Sinopse

Há dezessete anos, em Asa Branca, pequena cidade no Nordeste brasileiro, o coroinha Roque Santeiro, assim conhecido por sua habilidade em esculpir santos, logo após seu misterioso casamento com a desconhecida Porcina, tombou morto ao defender a população dos homens do bandido Trovoada. Santificado pelo povo, que lhe atribui milagres, Roque tornou-se um mito e fez prosperar a cidade em torno da sua história de heroísmo.
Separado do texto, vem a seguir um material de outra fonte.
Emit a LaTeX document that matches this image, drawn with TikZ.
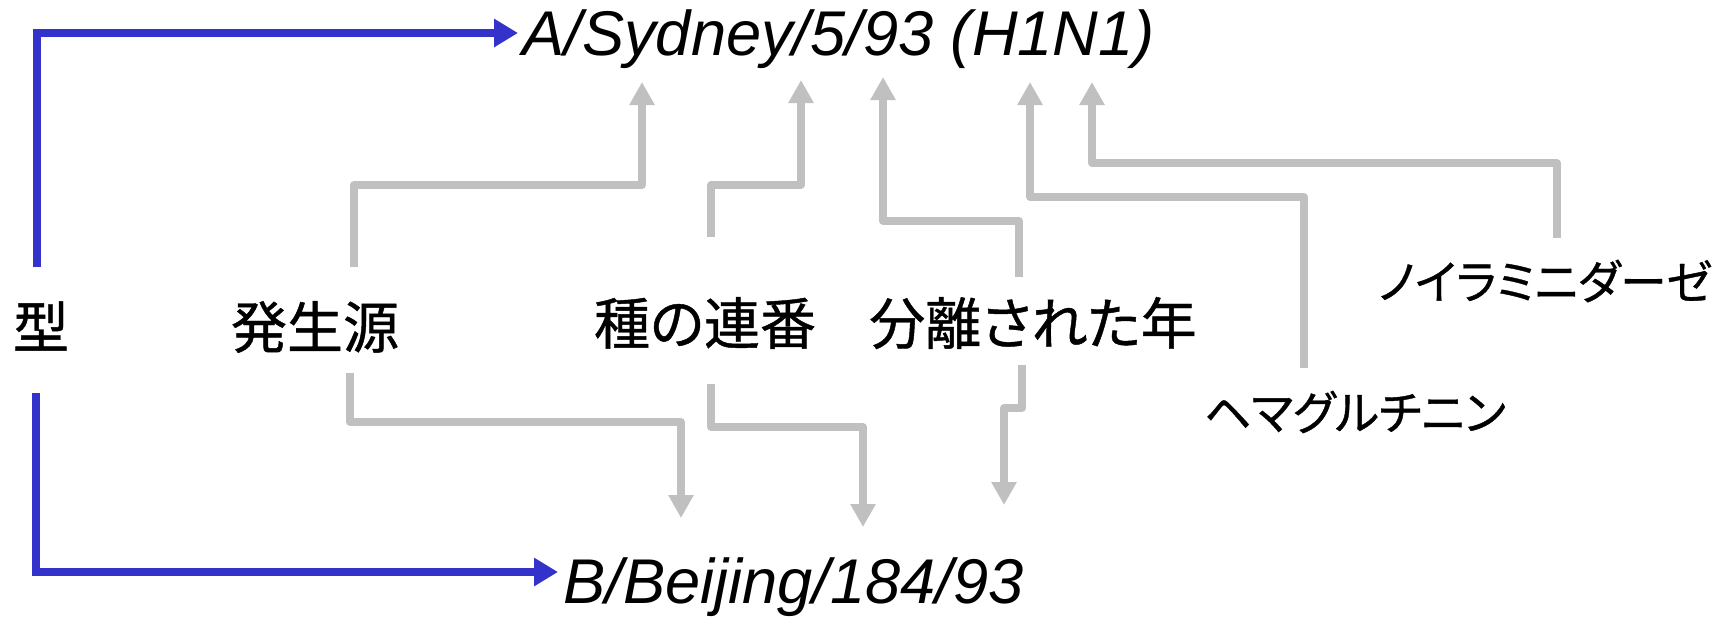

Os poderosos de Asa Branca são os principais interessados em manter o mito de Roque Santeiro – como o prefeito Florindo Abelha e o comerciante Zé das Medalhas, principal explorador do santo. O maior beneficiado é o fazendeiro Sinhozinho Malta, amante da Viúva Porcina, que nunca foi casada com Roque e sempre viveu à sombra de uma mentira articulada por Malta. Mentira institucionalizada para fortificar o mito e tirar vantagens pessoais.

Globo – 20h
estrearia em 27 de agosto de 1975

novela de Dias Gomes
direção de Daniel Filho

FRANCISCO CUOCO – Roque Santeiro
BETTY FARIA – Viúva Porcina
LIMA DUARTE – Sinhozinho Malta
MILTON GONÇALVES – Padre Honório (equivalente ao Padre Hipólito em 1985)
LUTERO LUIZ – Florindo Abelha
EVA TODOR – Dona Pombinha
THERESA AMAYO – Mocinha
EMILIANO QUEIROZ – Zé das Medalhas
DÉBORA DUARTE – Lulu
DENIS CARVALHO – Roberto Mathias
ROSAMARIA MURTINHO – Matilde
ELIZÂNGELA – Tânia
ELZA GOMES – Dona Marcelina
ANDRÉ VALLI – Gerson do Valle
SANDRA BARSOTTI – Linda Bastos
LUIZ ARMANDO QUEIROZ – Tito Moreira França
MARIA CRISTINA NUNES – Selma Sotero
WALDIR MAIA – Professor Astromar Junqueira
JOÃO CARLOS BARROSO – Toninho Jiló
CATULO DE PAULA – Cego Jeremias
GERMANO FILHO – Beato Salu
DARY REIS – Delegado Feijó
LADY FRANCISCO – Rosaly
LEINA KRESPI – Ninon
RAFAEL DE CARVALHO – Trovoada (equivalente ao Navalhada em 1985)
ILVA NIÑO – Mina
IVAN DE ALMEIDA – Rodésio
CIDINHA MILAN – equivalente ao João Ligeiro em 1985
MALU ROCHA – Dondinha
WÁLTER SANTOS – Luisão
HAYDÉE FERNANDES – Ciana
JOSÉ MARINHO
GEORGIANA DE MORAES
HÉLIO FERNANDO
ROBERTO AZEVEDO
GILSON MOURA
EUGÊNIO SANTOS
ÉLCIO ROMAR

Antecedentes

Em 1975, em comemoração ao décimo aniversário da TV Globo, a emissora programou o lançamento da novela A Saga de Roque Santeiro e a Incrível História da Viúva que Foi Sem Nunca Ter Sido – ou simplesmente Roque Santeiro -, escrita por Dias Gomes e dirigida por Daniel Filho, a nova atração do horário das oito da noite que prometia inovar o gênero.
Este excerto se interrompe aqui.